Lovelace is a soap opera about a nice girl who meets the Wrong Guy and, before she knows it, she’s in a porn movie. The movie is cleverly constructed. First, it outlines the true story of the naive and troubled young woman soon-to-become porn star Linda Lovelace, culminating in the 70s porn megahit Deep Throat. Doing so, it captures both the polyester period and the appeal of the then-novel campy humor in Deep Throat. Then it fills in the blanks, completing the flashbacks of earlier scenes (and inserting new ones) so we see the relentless abuse of Lovelace by her Wrong Guy husband. His abuse of her – even pimping her out – is horrific.
It’s generally a well-acted film. The appealing Amanda Seyfried works as Lovelace. The most welcome aspect of the film is the goofy team of Hank Azaria, Bobby Cannavale and Chris Noth as the pornographers – they’re very funny and lighten the film.

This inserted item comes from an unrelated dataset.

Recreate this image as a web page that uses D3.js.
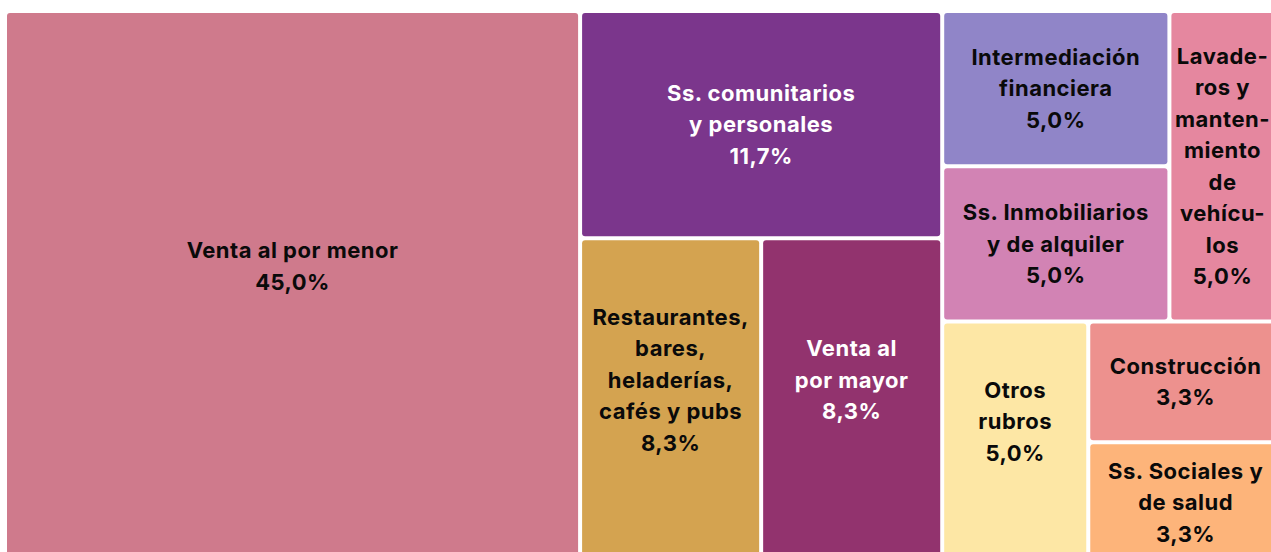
<!DOCTYPE html>
<html>
<head>
<meta charset="utf-8">
<script src="https://cdn.jsdelivr.net/npm/d3@7"></script>
<style>
  html, body { margin: 0; padding: 0; background: #fff; overflow: hidden; }
  svg { display: block; }
  text { font-family: Inter, "Noto Sans", sans-serif; font-weight: 700; }
</style>
</head>
<body>
<svg id="chart" width="1271" height="552"></svg>
<script>
// ---- data ----
const categories = [
  "Venta al por menor",
  "Ss. comunitarios y personales",
  "Restaurantes, bares, heladerías, cafés y pubs",
  "Venta al por mayor",
  "Intermediación financiera",
  "Ss. Inmobiliarios y de alquiler",
  "Lavaderos y mantenimiento de vehículos",
  "Otros rubros",
  "Construcción",
  "Ss. Sociales y de salud"
];
const labelLines = [
  ["Venta al por menor"],
  ["Ss. comunitarios", "y personales"],
  ["Restaurantes,", "bares,", "heladerías,", "cafés y pubs"],
  ["Venta al", "por mayor"],
  ["Intermediación", "financiera"],
  ["Ss. Inmobiliarios", "y de alquiler"],
  ["Lavade-", "ros y", "manten-", "miento", "de", "vehícu-", "los"],
  ["Otros", "rubros"],
  ["Construcción"],
  ["Ss. Sociales y", "de salud"]
];
const counts = [27, 7, 5, 5, 3, 3, 3, 3, 2, 2];
const colors = [
  "#CF7A8C", "#7B368C", "#D4A350", "#92336E", "#9085C8",
  "#D283B4", "#E5879F", "#FDE7A5", "#ED918E", "#FDB47A"
];

// ---- layout ----
const svg = d3.select("#chart");
const VW = 1271;
const W = 1274, H = 548, X0 = 7, Y0 = 13;
const labelBottom = 520 - Y0;
const lineH = 31.5;

const total = d3.sum(counts);
const fmt = v => d3.format(".1f")(v).replace(".", ",") + "%";

const root = d3.hierarchy({
  children: categories.map((c, i) => ({ name: c, lines: labelLines[i], value: counts[i], color: colors[i] }))
}).sum(d => d.value || 0);

d3.treemap()
  .tile(d3.treemapBinary)
  .size([W, H])
  .paddingInner(4)
  .round(false)(root);

const g = svg.append("g").attr("transform", `translate(${X0},${Y0})`);

const cell = g.selectAll("g.cell")
  .data(root.leaves())
  .join("g")
  .attr("class", "cell");

cell.append("rect")
  .attr("x", d => d.x0)
  .attr("y", d => d.y0)
  .attr("width", d => d.x1 - d.x0)
  .attr("height", d => d.y1 - d.y0)
  .attr("rx", 3)
  .attr("ry", 3)
  .attr("fill", d => d.data.color);

cell.each(function(d) {
  const lines = d.data.lines.concat([fmt(d.data.value / total * 100)]);
  const n = lines.length;
  const blockH = n * lineH;
  const avail = Math.min(d.y1, labelBottom) - d.y0;
  const cy = blockH > avail ? (d.y0 + d.y1) / 2 : (d.y0 + Math.min(d.y1, labelBottom)) / 2;
  const cx0 = (d.x0 + d.x1) / 2;
  const light = d3.hsl(d.data.color).l < 0.45;
  const t = d3.select(this).append("text")
    .attr("text-anchor", "middle")
    .attr("font-size", 22)
    .attr("letter-spacing", 0.5)
    .attr("fill", light ? "#ffffff" : "#0a0a0a");
  const spans = lines.map((ln, i) => t.append("tspan")
      .attr("x", cx0)
      .attr("y", cy - (n - 1) * lineH / 2 + i * lineH)
      .attr("dy", "0.35em")
      .text(ln));
  // keep the label inside the visible page
  const maxW = t.node().getBBox().width;
  const limit = VW - X0 - 1;
  const cx = Math.min(cx0, limit - maxW / 2);
  spans.forEach(s => s.attr("x", cx));
});
</script>
</body>
</html>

As we would expect, Peter Sarsgaard makes for the most despicable movie husband since Lawrence Fishburne’s Ike Turner in What’s Love Got to Do With It. His sadistic sociopath is both smarmy and sadistic.
An unrecognizable Sharon Stone is excellent as the rigidly devout Catholic mother who insists that Lovelace return to her physically abusive husband and obey him (although, to be fair, the mom can’t imagine the depth of the abuse).
Robert Patrick is excellent as her terse father, especially in one particularly heartbreaking scene. So many of Patrick’s roles are in action movies, so I’m glad that he got a chance to play a rigidly unemotional guy that is having deep emotions.
Some of the other casting is pretty random. James Franco is completely wrong as Hugh Hefner. Hef is cool only because of the Playboy Empire. Franco is cool because he’s Franco. Here Franco doesn’t swap out his own personal magnetism for the real Hef’s stiff reserve. Less would have been more. And, oddly, Chloe Sevigny receives a credit for what may be less than five seconds on-screen.
The real Linda Lovelace wasn’t particularly deep, and neither is Lovelace. As well-crafted as it is – and with the superb performances of Skarsgaard, Stone, Patrick, Azaria, Cannavale and Noth – the central cautionary tale of Lovelace – the fall and redemption of a sympathetic character – nonetheless remains a not very profound soap opera.